Pictures stay out of this copy, which runs from the first line of the material through the line containing "plt.rcParams['font.family'] = ['Lato', 'DejaVu".

**Given information**
============
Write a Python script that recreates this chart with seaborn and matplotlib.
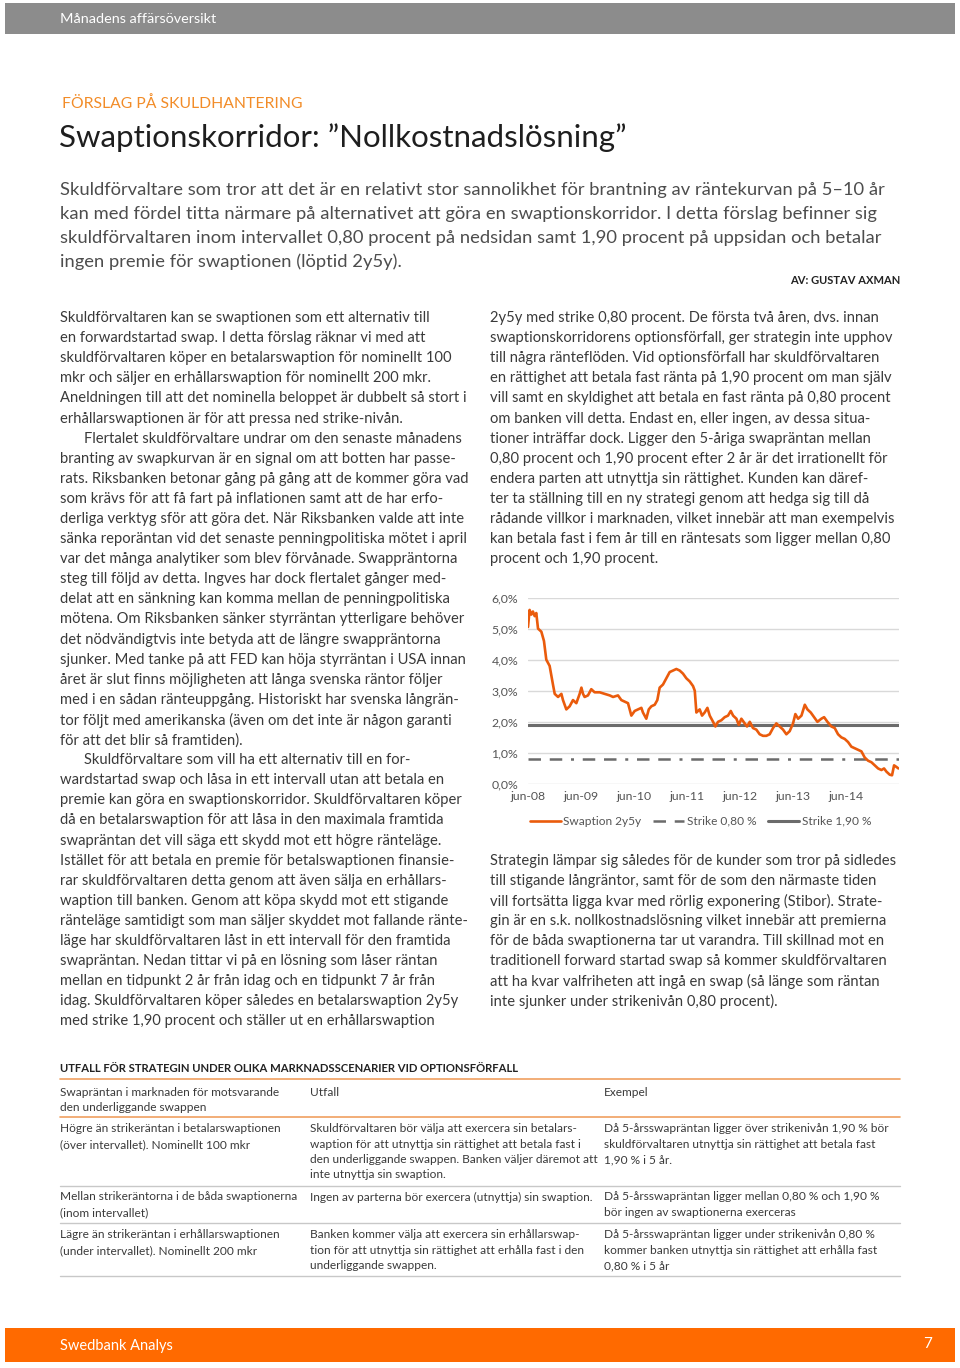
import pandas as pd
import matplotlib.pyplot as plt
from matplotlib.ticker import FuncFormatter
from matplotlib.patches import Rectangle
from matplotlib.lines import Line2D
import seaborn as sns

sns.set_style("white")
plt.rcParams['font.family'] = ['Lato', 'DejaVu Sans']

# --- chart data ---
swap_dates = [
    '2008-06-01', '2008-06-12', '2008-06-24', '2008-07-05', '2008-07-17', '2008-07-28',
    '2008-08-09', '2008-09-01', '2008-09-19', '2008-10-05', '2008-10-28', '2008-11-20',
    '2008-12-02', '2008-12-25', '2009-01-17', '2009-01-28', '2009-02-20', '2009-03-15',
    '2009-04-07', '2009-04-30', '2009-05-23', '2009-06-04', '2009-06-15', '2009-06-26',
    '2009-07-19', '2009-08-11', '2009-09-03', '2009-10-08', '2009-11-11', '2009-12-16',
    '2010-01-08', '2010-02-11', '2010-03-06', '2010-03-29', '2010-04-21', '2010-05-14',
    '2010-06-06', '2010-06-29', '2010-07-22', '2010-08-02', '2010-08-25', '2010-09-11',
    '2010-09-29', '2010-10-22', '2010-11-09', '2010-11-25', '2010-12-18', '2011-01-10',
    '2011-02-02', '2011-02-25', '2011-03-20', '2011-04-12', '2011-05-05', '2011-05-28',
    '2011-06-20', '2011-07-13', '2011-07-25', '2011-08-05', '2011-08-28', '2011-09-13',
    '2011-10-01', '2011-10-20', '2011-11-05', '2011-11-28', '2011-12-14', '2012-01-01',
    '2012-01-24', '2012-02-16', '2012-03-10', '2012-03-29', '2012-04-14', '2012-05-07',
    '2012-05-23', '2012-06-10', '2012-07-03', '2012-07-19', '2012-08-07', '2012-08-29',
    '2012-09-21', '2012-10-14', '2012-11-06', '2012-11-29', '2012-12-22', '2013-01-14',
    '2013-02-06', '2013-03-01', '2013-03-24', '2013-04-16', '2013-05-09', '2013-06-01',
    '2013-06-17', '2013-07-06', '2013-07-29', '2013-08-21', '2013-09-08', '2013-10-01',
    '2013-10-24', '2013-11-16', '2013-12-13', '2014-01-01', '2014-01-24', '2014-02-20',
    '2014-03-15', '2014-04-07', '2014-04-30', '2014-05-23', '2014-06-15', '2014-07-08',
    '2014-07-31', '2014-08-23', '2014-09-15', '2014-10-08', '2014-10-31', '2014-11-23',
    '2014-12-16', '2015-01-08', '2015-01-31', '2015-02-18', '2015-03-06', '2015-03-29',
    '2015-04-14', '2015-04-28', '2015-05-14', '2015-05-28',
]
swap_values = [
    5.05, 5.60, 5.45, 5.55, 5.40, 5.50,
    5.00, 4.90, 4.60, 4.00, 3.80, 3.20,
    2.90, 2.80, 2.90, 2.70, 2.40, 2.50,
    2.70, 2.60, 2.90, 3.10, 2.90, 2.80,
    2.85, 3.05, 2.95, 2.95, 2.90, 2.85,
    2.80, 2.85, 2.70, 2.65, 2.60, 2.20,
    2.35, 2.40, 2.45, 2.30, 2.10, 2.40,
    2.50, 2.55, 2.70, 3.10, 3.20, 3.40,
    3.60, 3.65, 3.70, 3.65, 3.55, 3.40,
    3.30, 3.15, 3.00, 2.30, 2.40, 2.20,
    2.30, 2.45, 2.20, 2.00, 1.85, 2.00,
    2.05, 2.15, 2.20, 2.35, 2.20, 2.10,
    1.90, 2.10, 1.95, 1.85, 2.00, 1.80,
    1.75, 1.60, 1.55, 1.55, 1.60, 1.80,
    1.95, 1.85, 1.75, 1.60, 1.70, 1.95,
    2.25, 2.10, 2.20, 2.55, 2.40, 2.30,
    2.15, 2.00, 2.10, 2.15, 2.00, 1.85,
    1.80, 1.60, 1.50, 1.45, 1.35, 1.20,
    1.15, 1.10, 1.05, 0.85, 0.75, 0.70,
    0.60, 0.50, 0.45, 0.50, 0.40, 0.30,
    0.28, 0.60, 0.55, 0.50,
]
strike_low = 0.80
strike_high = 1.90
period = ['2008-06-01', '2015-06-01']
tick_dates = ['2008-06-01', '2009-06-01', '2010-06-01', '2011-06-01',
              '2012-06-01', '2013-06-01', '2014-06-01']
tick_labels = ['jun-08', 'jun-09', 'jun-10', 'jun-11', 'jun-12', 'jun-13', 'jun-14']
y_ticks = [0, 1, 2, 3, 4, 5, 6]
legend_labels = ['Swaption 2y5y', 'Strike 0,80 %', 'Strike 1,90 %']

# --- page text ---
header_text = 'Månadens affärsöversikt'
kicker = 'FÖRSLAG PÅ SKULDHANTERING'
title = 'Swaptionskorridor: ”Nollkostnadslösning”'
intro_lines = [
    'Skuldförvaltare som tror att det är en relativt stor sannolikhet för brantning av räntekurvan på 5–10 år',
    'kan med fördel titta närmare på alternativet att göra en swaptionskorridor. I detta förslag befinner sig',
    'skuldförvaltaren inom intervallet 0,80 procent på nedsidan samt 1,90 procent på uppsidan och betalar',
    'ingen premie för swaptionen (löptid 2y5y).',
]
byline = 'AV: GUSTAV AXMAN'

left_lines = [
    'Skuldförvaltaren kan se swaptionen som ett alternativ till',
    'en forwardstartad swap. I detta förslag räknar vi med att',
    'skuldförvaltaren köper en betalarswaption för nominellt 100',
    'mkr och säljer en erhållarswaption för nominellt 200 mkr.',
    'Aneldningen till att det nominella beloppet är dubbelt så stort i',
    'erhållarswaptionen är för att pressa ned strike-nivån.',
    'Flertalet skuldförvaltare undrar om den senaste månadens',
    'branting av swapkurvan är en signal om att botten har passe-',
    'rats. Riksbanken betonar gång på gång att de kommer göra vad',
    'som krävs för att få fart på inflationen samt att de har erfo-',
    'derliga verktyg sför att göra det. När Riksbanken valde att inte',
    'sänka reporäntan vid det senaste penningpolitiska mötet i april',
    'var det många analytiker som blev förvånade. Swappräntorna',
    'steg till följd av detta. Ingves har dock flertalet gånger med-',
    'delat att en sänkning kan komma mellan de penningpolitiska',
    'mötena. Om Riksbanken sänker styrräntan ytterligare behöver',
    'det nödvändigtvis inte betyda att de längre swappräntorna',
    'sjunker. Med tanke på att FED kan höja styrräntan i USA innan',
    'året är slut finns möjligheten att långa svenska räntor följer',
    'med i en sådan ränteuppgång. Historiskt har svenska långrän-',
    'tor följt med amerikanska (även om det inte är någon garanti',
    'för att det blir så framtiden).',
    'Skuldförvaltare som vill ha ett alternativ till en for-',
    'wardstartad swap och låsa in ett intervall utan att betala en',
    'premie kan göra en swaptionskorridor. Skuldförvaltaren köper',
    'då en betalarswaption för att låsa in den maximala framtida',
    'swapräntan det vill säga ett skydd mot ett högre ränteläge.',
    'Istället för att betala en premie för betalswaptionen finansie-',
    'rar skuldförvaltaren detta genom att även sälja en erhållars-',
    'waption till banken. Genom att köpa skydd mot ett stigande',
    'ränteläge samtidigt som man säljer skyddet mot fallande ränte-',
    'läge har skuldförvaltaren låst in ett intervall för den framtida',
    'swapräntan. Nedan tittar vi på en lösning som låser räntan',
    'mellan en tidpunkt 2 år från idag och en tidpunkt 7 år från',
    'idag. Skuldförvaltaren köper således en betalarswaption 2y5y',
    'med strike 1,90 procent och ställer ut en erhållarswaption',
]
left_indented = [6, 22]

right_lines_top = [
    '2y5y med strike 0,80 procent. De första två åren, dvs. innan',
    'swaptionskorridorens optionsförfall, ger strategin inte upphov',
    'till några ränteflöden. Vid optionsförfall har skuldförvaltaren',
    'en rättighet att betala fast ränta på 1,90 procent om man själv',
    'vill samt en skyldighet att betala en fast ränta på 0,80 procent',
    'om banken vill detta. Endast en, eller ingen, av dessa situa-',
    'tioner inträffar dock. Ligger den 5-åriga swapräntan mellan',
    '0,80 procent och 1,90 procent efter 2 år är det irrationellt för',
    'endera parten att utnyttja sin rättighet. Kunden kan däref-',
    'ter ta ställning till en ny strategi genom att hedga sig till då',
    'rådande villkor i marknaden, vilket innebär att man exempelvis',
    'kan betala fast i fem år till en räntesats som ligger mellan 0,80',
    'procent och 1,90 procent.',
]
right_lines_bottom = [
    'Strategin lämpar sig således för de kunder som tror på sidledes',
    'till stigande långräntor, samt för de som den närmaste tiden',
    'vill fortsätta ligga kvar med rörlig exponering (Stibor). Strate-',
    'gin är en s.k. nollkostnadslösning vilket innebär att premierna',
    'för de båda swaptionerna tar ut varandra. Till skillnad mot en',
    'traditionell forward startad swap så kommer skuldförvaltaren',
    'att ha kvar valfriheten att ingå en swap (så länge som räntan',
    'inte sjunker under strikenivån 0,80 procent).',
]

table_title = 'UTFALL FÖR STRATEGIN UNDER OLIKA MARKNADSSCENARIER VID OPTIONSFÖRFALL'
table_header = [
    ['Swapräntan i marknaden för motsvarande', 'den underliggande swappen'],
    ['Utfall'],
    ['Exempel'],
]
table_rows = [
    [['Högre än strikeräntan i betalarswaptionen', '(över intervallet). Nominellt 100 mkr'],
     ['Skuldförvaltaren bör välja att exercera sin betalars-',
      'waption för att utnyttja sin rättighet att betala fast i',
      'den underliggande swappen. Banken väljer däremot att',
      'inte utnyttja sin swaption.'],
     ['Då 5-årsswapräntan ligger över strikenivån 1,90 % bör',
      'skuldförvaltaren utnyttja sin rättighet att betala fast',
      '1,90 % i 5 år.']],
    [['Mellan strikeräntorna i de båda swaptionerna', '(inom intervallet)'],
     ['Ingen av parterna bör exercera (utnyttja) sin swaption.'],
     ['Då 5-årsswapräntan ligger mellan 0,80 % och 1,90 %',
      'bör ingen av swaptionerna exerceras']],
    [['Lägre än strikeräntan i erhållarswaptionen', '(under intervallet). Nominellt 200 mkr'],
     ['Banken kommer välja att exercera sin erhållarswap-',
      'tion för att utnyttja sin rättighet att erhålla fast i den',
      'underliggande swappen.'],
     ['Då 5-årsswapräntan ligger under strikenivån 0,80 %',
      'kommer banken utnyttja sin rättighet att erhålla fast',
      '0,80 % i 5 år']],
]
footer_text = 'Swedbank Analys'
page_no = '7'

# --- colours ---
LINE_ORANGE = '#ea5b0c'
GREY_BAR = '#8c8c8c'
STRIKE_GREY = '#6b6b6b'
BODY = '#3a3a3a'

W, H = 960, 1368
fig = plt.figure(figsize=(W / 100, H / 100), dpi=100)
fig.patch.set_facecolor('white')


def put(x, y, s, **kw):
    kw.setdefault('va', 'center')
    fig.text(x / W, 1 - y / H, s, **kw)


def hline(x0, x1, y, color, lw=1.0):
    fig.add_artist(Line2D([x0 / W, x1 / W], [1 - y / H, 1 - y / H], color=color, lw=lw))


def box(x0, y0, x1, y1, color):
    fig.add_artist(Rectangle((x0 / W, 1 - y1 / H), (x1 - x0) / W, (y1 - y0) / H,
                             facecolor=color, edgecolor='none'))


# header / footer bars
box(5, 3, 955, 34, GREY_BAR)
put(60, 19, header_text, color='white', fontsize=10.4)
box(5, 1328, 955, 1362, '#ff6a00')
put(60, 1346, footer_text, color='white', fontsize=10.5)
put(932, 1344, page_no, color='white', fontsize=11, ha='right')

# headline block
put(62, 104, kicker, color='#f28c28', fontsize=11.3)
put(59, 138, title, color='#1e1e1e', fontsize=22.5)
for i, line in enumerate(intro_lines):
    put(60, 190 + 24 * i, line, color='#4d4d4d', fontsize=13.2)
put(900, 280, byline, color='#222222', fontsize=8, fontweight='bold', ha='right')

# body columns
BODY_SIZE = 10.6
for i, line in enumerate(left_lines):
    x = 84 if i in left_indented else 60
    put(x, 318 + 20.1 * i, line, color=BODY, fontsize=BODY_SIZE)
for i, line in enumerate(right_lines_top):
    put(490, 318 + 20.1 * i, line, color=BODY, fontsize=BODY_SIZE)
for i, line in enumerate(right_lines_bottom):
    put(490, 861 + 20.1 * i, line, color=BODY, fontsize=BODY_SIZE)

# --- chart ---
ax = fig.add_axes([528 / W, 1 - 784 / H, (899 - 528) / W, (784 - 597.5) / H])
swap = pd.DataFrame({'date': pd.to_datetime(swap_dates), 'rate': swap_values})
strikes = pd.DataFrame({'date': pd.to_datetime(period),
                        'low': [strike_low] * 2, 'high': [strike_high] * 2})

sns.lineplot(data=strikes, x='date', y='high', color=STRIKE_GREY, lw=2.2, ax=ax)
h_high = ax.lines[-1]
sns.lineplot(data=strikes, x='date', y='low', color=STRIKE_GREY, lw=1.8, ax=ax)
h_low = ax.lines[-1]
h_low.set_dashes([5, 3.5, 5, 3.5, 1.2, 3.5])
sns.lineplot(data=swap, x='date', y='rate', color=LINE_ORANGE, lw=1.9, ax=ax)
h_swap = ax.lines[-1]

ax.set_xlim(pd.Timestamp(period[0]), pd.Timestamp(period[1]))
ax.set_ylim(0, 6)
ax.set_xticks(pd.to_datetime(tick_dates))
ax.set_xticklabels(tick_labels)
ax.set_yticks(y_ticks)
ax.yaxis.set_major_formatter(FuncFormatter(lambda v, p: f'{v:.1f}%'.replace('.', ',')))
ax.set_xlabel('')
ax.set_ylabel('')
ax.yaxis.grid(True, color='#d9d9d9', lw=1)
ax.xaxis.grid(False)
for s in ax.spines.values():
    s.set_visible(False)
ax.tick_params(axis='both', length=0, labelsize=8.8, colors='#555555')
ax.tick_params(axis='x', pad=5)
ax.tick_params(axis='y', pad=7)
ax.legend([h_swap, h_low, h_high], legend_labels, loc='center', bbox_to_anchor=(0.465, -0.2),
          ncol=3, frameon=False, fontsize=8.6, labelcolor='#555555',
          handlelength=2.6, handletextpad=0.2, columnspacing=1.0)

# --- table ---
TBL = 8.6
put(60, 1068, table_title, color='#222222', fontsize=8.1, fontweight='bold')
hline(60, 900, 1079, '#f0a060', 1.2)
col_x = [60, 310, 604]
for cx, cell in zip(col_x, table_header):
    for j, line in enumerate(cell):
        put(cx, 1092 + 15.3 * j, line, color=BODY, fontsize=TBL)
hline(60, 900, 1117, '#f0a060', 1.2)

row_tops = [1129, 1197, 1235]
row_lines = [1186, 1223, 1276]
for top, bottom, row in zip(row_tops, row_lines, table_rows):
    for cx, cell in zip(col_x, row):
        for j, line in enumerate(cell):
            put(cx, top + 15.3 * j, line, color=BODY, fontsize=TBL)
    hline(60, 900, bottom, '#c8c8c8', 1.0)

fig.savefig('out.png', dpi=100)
============
**Exercise response**
Write a Python script that recreates this chart with seaborn and matplotlib.
import pandas as pd
import matplotlib.pyplot as plt
from matplotlib.ticker import FuncFormatter
from matplotlib.patches import Rectangle
from matplotlib.lines import Line2D
import seaborn as sns

sns.set_style("white")
plt.rcParams['font.family'] = ['Lato', 'DejaVu Sans']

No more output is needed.